At last we get to the highlight—caviar. Chef Pedro, from the start, was quick to remind me that their offerings are mostly of the roe variety. He said this is Vikings’ own little way of ensuring that its guests’ dining experience would still be luxurious given the very reasonable rates they charge. As a diner, and as far as I am concerned, caviar is caviar, and blessed be the people who’d let me eat as much of it as I can. I had my fill of soft and salty lump fish caviar, and the salty-spicy flying fish and shrimp roe. I took my time in tasting each variety, letting the caviar beads melt in my mouth as I took sips of my wine.

The true Vikings

My raiding of the buffet stations was not yet over. I had a full scoop each of dark chocolate and coffee ice cream. I loved how their coffee ice cream was without the nutty distractions typical of commercial kinds bought in tubs, while dark chocolate ice cream in itself is hard-to-find. I consumed their bittersweet goodness while scanning further the Vikings crowd.

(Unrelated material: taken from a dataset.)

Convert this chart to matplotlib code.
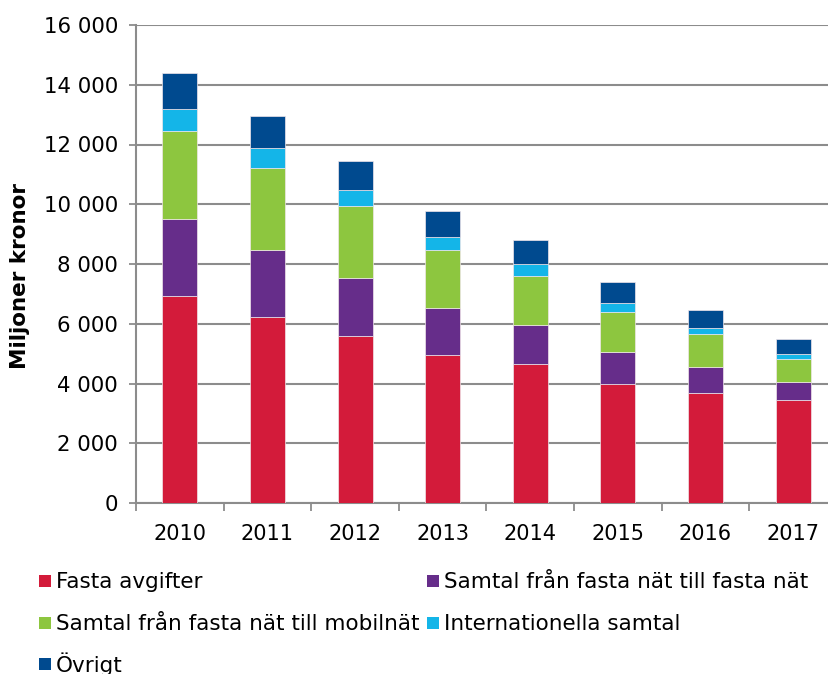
import matplotlib

matplotlib.use("Agg")

import matplotlib.pyplot as plt
import numpy as np
from matplotlib.patches import Rectangle
from matplotlib.ticker import FuncFormatter

years = ["2010", "2011", "2012", "2013", "2014", "2015", "2016", "2017"]

fasta_avgifter = [6940, 6220, 5585, 4945, 4645, 3985, 3670, 3435]
fasta_till_fasta = [2580, 2240, 1945, 1590, 1320, 1060, 875, 615]
fasta_till_mobil = [2930, 2765, 2405, 1935, 1645, 1350, 1105, 785]
internationella = [740, 645, 550, 445, 395, 300, 220, 160]
ovrigt = [1210, 1070, 960, 875, 805, 715, 595, 490]

series = [
    ("Fasta avgifter", fasta_avgifter, "#d31b3a"),
    ("Samtal från fasta nät till fasta nät", fasta_till_fasta, "#662d8a"),
    ("Samtal från fasta nät till mobilnät", fasta_till_mobil, "#8dc63f"),
    ("Internationella samtal", internationella, "#14b5e8"),
    ("Övrigt", ovrigt, "#004a8f"),
]

plt.rcParams["font.family"] = ["DejaVu Sans"]

W, H = 829, 674
fig = plt.figure(figsize=(W / 100, H / 100), dpi=100)
ax = fig.add_axes([136 / W, (H - 503) / H, (837 - 136) / W, 478 / H])

x = np.arange(len(years))
bottom = np.zeros(len(years))
for label, values, color in series:
    ax.bar(x, values, width=0.4, bottom=bottom, color=color,
           edgecolor="#f0e6ea", linewidth=0.5, zorder=3, label=label)
    bottom += np.array(values)

ax.set_xlim(-0.5, 7.5)
ax.set_ylim(0, 16000)
ax.set_yticks(np.arange(0, 16001, 2000))
ax.yaxis.set_major_formatter(
    FuncFormatter(lambda v, _: f"{int(v):,}".replace(",", " "))
)
ax.set_xticks(x)
ax.set_xticklabels(years)
ax.set_xticks(np.arange(-0.5, 7.5, 1), minor=True)
ax.tick_params(axis="x", which="major", length=0, pad=15, labelsize=15)
ax.tick_params(axis="x", which="minor", length=6, width=1.3, color="#8c8c8c")
ax.tick_params(axis="y", length=5, width=1.3, color="#8c8c8c", labelsize=15.3, pad=8)

ax.grid(axis="y", color="#8c8c8c", linewidth=1.5, zorder=0)
ax.set_axisbelow(True)
for side in ("top", "right"):
    ax.spines[side].set_visible(False)
for side in ("left", "bottom"):
    ax.spines[side].set_color("#8c8c8c")
    ax.spines[side].set_linewidth(1.5)

ax.set_ylabel("Miljoner kronor", fontsize=15.5, fontweight="bold")
ax.yaxis.set_label_coords(30 / W, (H - 276) / H, transform=fig.transFigure)

# legend drawn by hand: two columns, entries read row by row
col_x = [39, 427]
row_y = [581, 623, 664]
box = 12
for i, (label, _, color) in enumerate(series):
    row, col = divmod(i, 2)
    cx, cy = col_x[col], row_y[row]
    fig.patches.append(Rectangle(
        (cx / W, (H - cy - box / 2) / H), box / W, box / H,
        transform=fig.transFigure, facecolor=color, edgecolor="none",
    ))
    fig.text((cx + box + 5) / W, (H - cy - 7.5) / H, label,
             fontsize=15.5, va="baseline", ha="left")

fig.savefig("out.png", dpi=100)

The Vikings team was right, nuns do go to Vikings, and there was a group of them flocking to the sushi and maki spreads. Seated at my far left was an old man heartily eating an assortment of meats drizzled in glistening sauces despite having a tube connected to his nose. I overheard a mom exclaiming to her kids and husband, “Mag-overnight tayo dito!” (Let’s have an overnight here!). In one of the three function rooms opened to accommodate that night’s influx of diners, I saw Caucasians from one table raising their beer mugs to Asians in the next table, and they all cry, “Kampai (Cheers).”

Chef Nick was already busy in the kitchen around this time to dish out another witticism, but what he said earlier may well explain the spirit of every Vikings diner that night: “You tend to eat a lot more when you’re having so much fun.” I knew he was right as I stood up and headed for the fondue fountains, glistening and seductively flowing in the distance.